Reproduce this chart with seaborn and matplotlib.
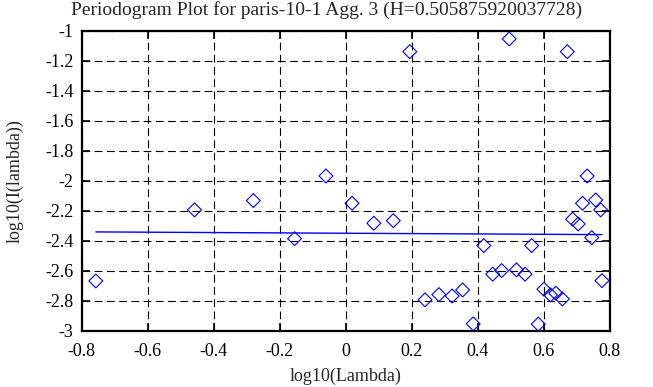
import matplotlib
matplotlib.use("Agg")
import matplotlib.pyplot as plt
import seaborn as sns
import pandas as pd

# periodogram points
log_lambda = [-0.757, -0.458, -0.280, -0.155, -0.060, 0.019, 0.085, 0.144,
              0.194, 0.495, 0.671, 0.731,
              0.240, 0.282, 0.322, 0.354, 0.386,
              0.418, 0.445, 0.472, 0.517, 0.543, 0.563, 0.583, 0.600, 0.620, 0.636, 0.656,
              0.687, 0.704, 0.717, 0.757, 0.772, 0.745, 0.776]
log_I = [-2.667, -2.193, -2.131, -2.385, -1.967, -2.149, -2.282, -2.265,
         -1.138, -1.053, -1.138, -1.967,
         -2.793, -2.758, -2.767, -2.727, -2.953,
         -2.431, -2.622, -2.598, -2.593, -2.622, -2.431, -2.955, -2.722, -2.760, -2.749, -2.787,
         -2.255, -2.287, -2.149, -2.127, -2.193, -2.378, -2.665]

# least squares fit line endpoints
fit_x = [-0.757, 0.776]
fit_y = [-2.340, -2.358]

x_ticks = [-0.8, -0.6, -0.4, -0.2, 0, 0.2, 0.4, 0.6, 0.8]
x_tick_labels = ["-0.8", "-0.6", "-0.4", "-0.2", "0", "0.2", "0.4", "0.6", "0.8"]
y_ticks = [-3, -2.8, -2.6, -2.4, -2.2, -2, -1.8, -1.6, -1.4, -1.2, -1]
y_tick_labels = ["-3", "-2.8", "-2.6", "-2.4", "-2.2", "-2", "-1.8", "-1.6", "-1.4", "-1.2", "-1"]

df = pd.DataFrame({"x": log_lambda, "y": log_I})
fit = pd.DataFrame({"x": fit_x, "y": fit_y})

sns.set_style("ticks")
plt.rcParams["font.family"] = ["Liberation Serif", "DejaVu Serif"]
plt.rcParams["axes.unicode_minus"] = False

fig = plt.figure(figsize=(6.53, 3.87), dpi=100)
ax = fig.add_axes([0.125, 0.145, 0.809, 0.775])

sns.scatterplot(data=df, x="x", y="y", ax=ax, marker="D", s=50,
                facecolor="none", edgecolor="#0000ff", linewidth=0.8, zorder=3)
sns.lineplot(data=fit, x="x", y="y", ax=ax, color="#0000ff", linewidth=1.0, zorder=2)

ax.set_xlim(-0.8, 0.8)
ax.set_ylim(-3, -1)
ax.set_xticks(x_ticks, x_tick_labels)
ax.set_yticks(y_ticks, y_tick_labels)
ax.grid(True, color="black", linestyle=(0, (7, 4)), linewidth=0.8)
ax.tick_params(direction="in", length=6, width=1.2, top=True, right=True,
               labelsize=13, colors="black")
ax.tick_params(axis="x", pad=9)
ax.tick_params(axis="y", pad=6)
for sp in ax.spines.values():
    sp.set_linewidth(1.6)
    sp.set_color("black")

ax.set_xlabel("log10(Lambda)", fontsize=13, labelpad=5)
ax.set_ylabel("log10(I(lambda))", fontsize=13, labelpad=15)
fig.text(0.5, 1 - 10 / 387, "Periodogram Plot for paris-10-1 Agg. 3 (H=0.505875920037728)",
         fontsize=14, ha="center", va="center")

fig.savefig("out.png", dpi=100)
_ _ _ _ _
◆ **WHAT NEEDS TO BE DONE**
Locate and copy each line in the data above that includes the word "matplotlib".

◆ **ANSWER IN FULL**
Reproduce this chart with seaborn and matplotlib.
import matplotlib
matplotlib.use("Agg")
import matplotlib.pyplot as plt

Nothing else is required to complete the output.